- REQUEST -
Search the data below for the word "script" and copy each line that holds it.

* Start RECORDS TO PROCESS *

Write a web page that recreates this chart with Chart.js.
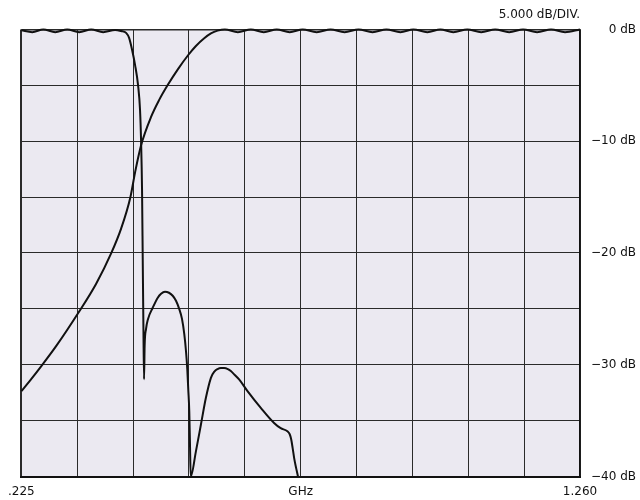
<!DOCTYPE html>
<html>
<head>
<meta charset="utf-8">
<style>
  html, body { margin: 0; padding: 0; background: #fff; }
  #wrap { width: 640px; height: 500px; }
</style>
</head>
<body>
<div id="wrap"><canvas id="chart"></canvas></div>
<script src="https://cdn.jsdelivr.net/npm/chart.js@4.4.1/dist/chart.umd.min.js"></script>
<script>
(function () {
    "use strict";

    // frequency axis (GHz) and level axis (dB)
    const xTicks = [0.225, 0.3285, 0.432, 0.5355, 0.639, 0.7425, 0.846, 0.9495, 1.053, 1.1565, 1.26];
    const xTickLabels = [".225", "", "", "", "", "GHz", "", "", "", "", "1.260"];
    const yTicks = [-40, -35, -30, -25, -20, -15, -10, -5, 0];
    const yTickLabels = ["\u221240 dB", "", "\u221230 dB", "", "\u221220 dB", "", "\u221210 dB", "", "0 dB"];

    // low-pass response (passband ripple, steep skirt, stopband lobes)
    const lowpassGHz = [
        0.2250, 0.2453, 0.2657, 0.2878, 0.3100, 0.3322, 0.3544, 0.3766, 0.3987, 0.4098,
        0.4191, 0.4246, 0.4302, 0.4357, 0.4412, 0.4449, 0.4468, 0.4486, 0.4499, 0.4512,
        0.4523, 0.4534, 0.4560, 0.4597, 0.4684, 0.4777, 0.4838, 0.4911, 0.4985, 0.5054,
        0.5115, 0.5176, 0.5226, 0.5268, 0.5300, 0.5324, 0.5342, 0.5361, 0.5373, 0.5388,
        0.5484, 0.5577, 0.5669, 0.5762, 0.5826, 0.5885, 0.5946, 0.6007, 0.6076, 0.6131,
        0.6205, 0.6284, 0.6440, 0.6686, 0.6932, 0.7055, 0.7179, 0.7222, 0.7249, 0.7277,
        0.7305, 0.7342, 0.7375,
    ];
    const lowpassDb = [
        -0.08, -0.25, 0.00, -0.25, 0.00, -0.25, 0.00, -0.25, -0.05, -0.15,
        -0.31, -0.76, -1.84, -3.19, -4.98, -7.23, -9.98, -14.4, -20.7, -27.0,
        -31.3, -28.3, -26.8, -25.9, -24.9, -24.0, -23.65, -23.47, -23.56, -23.83,
        -24.28, -25.03, -25.9, -27.24, -28.77, -30.39, -32.18, -34.16, -36.85, -40,
        -37.75, -35.35, -32.96, -31.17, -30.61, -30.39, -30.30, -30.30, -30.39, -30.57,
        -30.92, -31.31, -32.36, -33.86, -35.21, -35.68, -35.95, -36.22, -36.67, -37.48,
        -38.38, -39.27, -40,
    ];

    // high-pass response
    const highpassGHz = [
        0.2250, 0.2403, 0.2620, 0.2897, 0.3309, 0.3636, 0.3913, 0.4098, 0.4270, 0.4357,
        0.4468, 0.4653, 0.4801, 0.4961, 0.5152, 0.5342, 0.5484, 0.5638, 0.5762, 0.5885,
        0.6020, 0.6261, 0.6501, 0.6741, 0.6981, 0.7222, 0.7462, 0.7721, 0.7979, 0.8238,
        0.8497, 0.8756, 0.9014, 0.9273, 0.9513, 0.9772, 1.0013, 1.0253, 1.0512, 1.0770,
        1.1029, 1.1288, 1.1546, 1.1805, 1.2064, 1.2323, 1.2600,
    ];
    const highpassDb = [
        -32.36, -31.46, -30.12, -28.32, -25.33, -22.75, -20.04, -17.82, -15.01, -12.79,
        -10.37, -7.83, -6.33, -4.98, -3.55, -2.29, -1.48, -0.79, -0.36, -0.11,
        0.00, -0.25, 0.00, -0.25, 0.00, -0.25, 0.00, -0.25, 0.00, -0.25,
        0.00, -0.25, 0.00, -0.25, 0.00, -0.25, 0.00, -0.25, 0.00, -0.25,
        0.00, -0.25, 0.00, -0.25, 0.00, -0.25, 0.00,
    ];

    const toPoints = (xs, ys) => xs.map((x, i) => ({ x: x, y: ys[i] }));

    // light screen colour behind the grid
    const plotBackground = {
        id: "plotBackground",
        beforeDraw(chart) {
            const a = chart.chartArea;
            const ctx = chart.ctx;
            ctx.save();
            ctx.fillStyle = "#ebe9f1";
            ctx.fillRect(a.left, a.top, a.right - a.left, a.bottom - a.top);
            ctx.restore();
        },
    };

    const font = { family: "'DejaVu Sans', sans-serif", size: 12 };
    const lineStyle = {
        borderColor: "#111",
        borderWidth: 2,
        pointRadius: 0,
        cubicInterpolationMode: "monotone",
        clip: false,
    };

    new Chart(document.getElementById("chart"), {
        type: "line",
        data: {
            datasets: [
                Object.assign({ label: "Low pass", data: toPoints(lowpassGHz, lowpassDb) }, lineStyle),
                Object.assign({ label: "High pass", data: toPoints(highpassGHz, highpassDb) }, lineStyle),
            ],
        },
        options: {
            responsive: true,
            maintainAspectRatio: false,
            animation: false,
            devicePixelRatio: 1,
            layout: { padding: { left: 20, top: 0, right: 4, bottom: 0 } },
            plugins: {
                legend: { display: false },
                tooltip: { enabled: false },
                title: {
                    display: true,
                    text: "5.000 dB/DIV.",
                    align: "end",
                    fullSize: false,
                    color: "#111",
                    font: { family: font.family, size: 12, weight: "normal" },
                    padding: { top: 8, bottom: 7 },
                },
            },
            scales: {
                x: {
                    type: "linear",
                    min: 0.225,
                    max: 1.26,
                    afterBuildTicks: (axis) => {
                        axis.ticks = xTicks.map((v) => ({ value: v }));
                    },
                    afterFit: (axis) => {
                        axis.height = 23.5;
                    },
                    ticks: {
                        autoSkip: false,
                        maxRotation: 0,
                        padding: 8,
                        color: "#111",
                        font: font,
                        callback: (v, i) => xTickLabels[i],
                    },
                    grid: {
                        drawTicks: false,
                        color: "#2a2a2a",
                        lineWidth: (c) => (c.index === 0 ? 2 : 1),
                    },
                    border: { display: true, color: "#111", width: 2 },
                },
                y: {
                    type: "linear",
                    position: "right",
                    min: -40,
                    max: 0,
                    afterBuildTicks: (axis) => {
                        axis.ticks = yTicks.map((v) => ({ value: v }));
                    },
                    afterFit: (axis) => {
                        axis.width = 56;
                    },
                    ticks: {
                        autoSkip: false,
                        crossAlign: "far",
                        padding: 4,
                        color: "#111",
                        font: font,
                        callback: (v, i) => yTickLabels[i],
                    },
                    grid: {
                        drawTicks: false,
                        color: "#2a2a2a",
                        lineWidth: (c) => (c.index === yTicks.length - 1 ? 1.5 : 1),
                    },
                    border: { display: true, color: "#111", width: 1.5 },
                },
            },
        },
        plugins: [plotBackground],
    });
})();
</script>
</body>
</html>
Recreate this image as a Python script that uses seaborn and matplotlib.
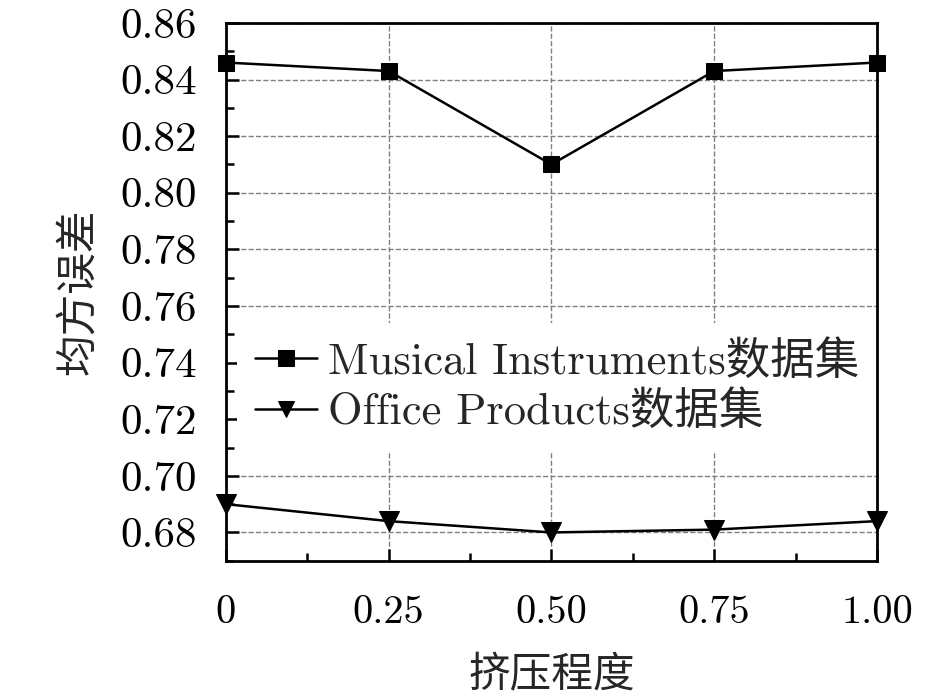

* End RECORDS TO PROCESS *

- RESULT OF THIS TASK -
<script src="https://cdn.jsdelivr.net/npm/chart.js@4.4.1/dist/chart.umd.min.js"></script>
<script>
</script>
Recreate this image as a Python script that uses seaborn and matplotlib.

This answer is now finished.